The Reserve Bank of India (Co-Lending Arrangements) Directions, 2025, which came into effect on January 1, 2026, replace the earlier 2020 co-lending circular and establish a comprehensive regulatory framework for joint lending by banks and Non-Banking Financial Companies. The new framework standardises the operational structure of co-lending arrangements (CLAs), introduces clearer borrower protection norms, and sets minimum retention requirements for both lending partners. This article explains the key obligations for regulated entities and what borrowers can expect under the new regime.

Scope and Applicability

The Directions apply to commercial banks (excluding small finance banks, local area banks, and regional rural banks), All-India Financial Institutions, and NBFCs including housing finance companies. Under a CLA, an originating regulated entity (typically an NBFC) originates and processes the loan, while a partner regulated entity (typically a bank) co-funds the loan and shares the credit risk. The NBFC leverages its customer access and origination expertise, while the bank provides lower-cost funding. The framework applies regardless of whether the loan is originated digitally or through physical channels.
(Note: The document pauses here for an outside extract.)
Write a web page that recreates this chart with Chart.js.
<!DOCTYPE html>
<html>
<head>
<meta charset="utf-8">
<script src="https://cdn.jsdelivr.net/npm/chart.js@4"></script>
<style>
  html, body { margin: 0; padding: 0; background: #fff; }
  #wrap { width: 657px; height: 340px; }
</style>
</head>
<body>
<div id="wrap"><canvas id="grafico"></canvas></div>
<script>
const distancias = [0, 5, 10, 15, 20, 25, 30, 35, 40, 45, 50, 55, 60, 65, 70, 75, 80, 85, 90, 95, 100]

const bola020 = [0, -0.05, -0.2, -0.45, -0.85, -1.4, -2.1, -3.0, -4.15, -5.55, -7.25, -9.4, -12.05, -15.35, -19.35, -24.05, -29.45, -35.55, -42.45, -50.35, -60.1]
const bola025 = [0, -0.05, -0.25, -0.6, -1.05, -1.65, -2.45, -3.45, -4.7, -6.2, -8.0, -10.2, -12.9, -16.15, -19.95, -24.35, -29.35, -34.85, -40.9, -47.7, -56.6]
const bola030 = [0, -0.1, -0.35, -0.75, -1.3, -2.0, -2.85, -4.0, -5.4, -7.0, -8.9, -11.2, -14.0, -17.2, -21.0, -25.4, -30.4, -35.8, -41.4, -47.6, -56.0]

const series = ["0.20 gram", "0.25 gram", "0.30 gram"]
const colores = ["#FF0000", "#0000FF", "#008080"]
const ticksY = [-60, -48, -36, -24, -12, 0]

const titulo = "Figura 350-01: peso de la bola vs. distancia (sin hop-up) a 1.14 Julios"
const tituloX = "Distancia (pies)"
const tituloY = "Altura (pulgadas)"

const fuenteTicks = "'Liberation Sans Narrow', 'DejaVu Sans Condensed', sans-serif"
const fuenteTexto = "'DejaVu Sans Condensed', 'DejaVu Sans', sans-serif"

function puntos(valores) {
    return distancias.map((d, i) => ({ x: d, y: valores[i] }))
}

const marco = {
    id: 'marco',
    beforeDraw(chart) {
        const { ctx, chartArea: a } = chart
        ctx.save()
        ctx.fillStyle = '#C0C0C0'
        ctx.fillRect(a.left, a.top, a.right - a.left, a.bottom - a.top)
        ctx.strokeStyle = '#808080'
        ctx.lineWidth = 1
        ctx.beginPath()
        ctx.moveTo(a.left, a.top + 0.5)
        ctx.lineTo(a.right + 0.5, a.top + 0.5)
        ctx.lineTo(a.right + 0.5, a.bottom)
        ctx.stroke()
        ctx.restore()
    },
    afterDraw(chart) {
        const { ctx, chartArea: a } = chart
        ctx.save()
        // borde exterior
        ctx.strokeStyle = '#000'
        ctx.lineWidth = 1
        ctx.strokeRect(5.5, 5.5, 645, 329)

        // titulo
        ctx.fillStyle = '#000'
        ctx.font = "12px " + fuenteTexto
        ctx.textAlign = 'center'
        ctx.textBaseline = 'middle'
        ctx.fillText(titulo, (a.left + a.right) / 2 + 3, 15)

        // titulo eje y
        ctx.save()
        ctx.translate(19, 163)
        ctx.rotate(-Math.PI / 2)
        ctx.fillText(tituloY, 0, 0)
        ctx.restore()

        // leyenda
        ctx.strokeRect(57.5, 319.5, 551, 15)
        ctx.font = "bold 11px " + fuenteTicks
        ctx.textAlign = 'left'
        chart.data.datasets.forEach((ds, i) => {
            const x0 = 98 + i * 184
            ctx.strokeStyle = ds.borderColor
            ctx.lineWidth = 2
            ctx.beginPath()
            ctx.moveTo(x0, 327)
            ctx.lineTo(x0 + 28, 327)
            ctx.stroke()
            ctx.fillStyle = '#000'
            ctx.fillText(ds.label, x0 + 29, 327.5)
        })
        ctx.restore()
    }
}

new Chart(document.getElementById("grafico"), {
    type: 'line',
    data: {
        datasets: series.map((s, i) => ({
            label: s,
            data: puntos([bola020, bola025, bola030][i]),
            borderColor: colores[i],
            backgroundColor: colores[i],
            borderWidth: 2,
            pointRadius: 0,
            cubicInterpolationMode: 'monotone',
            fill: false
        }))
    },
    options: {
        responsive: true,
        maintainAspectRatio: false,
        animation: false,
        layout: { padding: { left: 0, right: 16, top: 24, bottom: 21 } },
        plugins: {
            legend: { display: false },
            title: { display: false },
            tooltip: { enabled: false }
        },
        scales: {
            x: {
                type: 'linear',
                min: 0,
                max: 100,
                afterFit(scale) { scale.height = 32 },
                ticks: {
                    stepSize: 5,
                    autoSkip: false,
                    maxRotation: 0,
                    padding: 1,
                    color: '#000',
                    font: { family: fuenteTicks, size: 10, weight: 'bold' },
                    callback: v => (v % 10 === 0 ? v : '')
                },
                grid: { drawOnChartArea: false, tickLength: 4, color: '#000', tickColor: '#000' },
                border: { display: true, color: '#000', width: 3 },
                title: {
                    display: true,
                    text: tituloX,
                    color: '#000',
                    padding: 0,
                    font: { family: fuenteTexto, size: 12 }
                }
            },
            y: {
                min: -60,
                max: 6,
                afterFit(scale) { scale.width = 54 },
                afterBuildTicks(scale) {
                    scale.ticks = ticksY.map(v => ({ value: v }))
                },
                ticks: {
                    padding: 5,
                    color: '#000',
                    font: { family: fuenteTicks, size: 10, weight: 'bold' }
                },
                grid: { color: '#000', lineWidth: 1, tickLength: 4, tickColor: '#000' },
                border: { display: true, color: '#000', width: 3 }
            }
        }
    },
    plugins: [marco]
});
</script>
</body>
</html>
Key Operational Requirements

Both the originating and partner entities must retain at least 10 per cent of every loan on their own books throughout the loan tenure. All transactions between the lending partners and with borrowers must flow through a designated escrow account maintained with a bank. The partner entity must record its share of the loan in its books within 15 calendar days of disbursement. Borrowers must be charged a single blended interest rate that combines the contributions of both lenders. The originating entity may provide a Default Loss Guarantee of up to 5 per cent of outstanding loans under the CLA, subject to compliance with the RBI's digital lending norms.
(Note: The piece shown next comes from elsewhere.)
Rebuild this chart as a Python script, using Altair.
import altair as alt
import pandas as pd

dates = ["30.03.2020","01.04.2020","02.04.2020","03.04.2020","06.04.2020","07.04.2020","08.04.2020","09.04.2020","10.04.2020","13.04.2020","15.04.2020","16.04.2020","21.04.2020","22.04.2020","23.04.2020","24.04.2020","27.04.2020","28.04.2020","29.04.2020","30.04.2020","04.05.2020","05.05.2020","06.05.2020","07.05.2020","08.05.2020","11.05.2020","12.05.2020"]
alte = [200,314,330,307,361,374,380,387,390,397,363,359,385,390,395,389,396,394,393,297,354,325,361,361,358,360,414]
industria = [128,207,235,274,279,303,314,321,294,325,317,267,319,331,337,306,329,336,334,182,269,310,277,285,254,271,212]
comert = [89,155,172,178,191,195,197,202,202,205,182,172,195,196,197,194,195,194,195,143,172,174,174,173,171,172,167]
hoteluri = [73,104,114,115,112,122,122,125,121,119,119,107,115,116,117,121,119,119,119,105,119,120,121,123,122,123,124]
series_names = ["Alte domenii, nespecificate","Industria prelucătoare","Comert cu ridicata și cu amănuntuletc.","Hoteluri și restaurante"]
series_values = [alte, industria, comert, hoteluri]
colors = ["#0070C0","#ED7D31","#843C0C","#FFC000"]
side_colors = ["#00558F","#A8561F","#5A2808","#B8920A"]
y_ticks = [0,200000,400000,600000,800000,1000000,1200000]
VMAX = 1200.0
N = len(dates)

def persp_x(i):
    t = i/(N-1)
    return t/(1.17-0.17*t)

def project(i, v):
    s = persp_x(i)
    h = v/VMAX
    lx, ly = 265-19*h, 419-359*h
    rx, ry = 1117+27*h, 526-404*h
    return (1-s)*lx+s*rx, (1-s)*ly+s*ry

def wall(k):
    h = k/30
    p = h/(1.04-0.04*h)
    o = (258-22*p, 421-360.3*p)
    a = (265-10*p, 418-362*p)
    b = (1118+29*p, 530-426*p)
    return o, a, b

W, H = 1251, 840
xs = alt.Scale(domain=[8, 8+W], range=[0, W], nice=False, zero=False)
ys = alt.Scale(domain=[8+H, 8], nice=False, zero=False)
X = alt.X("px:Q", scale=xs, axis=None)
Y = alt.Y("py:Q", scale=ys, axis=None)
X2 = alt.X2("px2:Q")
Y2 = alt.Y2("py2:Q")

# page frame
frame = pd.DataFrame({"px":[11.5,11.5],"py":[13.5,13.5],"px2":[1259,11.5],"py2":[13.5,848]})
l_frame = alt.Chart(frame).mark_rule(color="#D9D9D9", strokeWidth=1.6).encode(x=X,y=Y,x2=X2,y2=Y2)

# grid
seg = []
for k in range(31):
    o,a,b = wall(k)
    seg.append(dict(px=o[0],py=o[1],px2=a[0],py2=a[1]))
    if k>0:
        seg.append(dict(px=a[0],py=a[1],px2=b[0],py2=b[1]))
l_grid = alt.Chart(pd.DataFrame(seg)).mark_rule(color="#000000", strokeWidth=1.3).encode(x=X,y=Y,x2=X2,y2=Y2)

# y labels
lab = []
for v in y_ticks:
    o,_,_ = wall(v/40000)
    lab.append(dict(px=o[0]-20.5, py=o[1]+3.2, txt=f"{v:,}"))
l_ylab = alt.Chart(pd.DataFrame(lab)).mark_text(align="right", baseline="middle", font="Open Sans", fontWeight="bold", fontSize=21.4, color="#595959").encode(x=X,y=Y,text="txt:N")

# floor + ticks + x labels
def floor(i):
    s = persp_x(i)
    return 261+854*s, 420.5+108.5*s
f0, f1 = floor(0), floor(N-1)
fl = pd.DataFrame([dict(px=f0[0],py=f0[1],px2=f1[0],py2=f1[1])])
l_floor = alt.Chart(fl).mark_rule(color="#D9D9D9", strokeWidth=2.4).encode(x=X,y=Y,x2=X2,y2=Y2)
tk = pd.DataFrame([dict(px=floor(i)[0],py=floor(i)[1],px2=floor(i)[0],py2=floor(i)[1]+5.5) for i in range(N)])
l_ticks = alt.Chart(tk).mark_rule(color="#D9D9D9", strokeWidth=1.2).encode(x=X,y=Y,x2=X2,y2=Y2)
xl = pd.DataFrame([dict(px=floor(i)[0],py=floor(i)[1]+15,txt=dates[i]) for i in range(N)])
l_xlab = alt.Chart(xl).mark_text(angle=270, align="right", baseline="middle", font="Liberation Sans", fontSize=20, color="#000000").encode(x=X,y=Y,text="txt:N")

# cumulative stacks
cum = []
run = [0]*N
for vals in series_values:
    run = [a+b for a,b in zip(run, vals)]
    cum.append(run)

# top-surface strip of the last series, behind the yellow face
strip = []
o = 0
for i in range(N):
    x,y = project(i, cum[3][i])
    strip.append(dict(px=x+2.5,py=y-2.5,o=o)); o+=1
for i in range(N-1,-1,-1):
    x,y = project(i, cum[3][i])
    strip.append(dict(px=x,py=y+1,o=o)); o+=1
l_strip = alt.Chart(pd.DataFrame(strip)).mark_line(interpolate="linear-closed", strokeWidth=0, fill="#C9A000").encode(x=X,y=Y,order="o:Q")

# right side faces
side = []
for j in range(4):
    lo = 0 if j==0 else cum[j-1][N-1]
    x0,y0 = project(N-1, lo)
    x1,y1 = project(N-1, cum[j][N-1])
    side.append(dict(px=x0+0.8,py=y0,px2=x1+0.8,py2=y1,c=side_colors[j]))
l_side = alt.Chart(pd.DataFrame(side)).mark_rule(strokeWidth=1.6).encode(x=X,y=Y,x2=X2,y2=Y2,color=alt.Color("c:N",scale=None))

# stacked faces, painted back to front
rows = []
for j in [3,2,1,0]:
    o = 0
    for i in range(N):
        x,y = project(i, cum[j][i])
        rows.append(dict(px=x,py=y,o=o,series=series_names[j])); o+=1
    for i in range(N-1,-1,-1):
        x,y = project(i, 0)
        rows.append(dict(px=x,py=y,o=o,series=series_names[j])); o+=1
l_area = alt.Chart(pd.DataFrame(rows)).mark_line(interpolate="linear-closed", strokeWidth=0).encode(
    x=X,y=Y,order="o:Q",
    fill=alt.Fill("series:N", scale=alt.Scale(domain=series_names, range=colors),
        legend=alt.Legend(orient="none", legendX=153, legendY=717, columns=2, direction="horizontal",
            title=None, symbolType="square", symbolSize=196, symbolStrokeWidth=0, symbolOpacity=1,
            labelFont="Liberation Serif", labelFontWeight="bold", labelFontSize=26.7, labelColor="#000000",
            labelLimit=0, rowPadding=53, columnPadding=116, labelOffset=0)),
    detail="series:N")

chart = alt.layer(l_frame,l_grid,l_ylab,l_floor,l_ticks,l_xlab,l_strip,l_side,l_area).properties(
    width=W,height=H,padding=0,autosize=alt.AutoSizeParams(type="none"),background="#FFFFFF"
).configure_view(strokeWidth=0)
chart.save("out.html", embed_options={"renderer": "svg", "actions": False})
Borrower Protections and Grievance Redressal

The Directions mandate a formal written agreement between the co-lending partners covering all responsibilities including loan origination, credit assessment, servicing, customer interface, grievance redressal, and revenue sharing. If one entity classifies a co-lent loan as a Non-Performing Asset, the same classification must be adopted by the other entity through a real-time sharing mechanism. This ensures that both lenders recognise stressed assets simultaneously and prevents divergent asset quality reporting. Borrowers must be informed about the co-lending arrangement and must have a single point of contact for grievance redressal.

What Lenders Must Do for Compliance

Banks and NBFCs engaged in or planning co-lending arrangements must review and update their CLA agreements to conform to the new Directions. Key compliance steps include establishing the mandated escrow account structure, implementing the 15-day transfer timeline, ensuring blended interest rate computation, setting up real-time NPA classification sharing, designating a single borrower-facing grievance officer, and ensuring that the 10 per cent minimum retention requirement is maintained throughout the loan tenure. Boards of both lending partners should approve updated internal policies reflecting these requirements. The Directions provide a structured and transparent foundation for co-lending in India, addressing regulatory concerns while preserving the model's benefits for financial inclusion.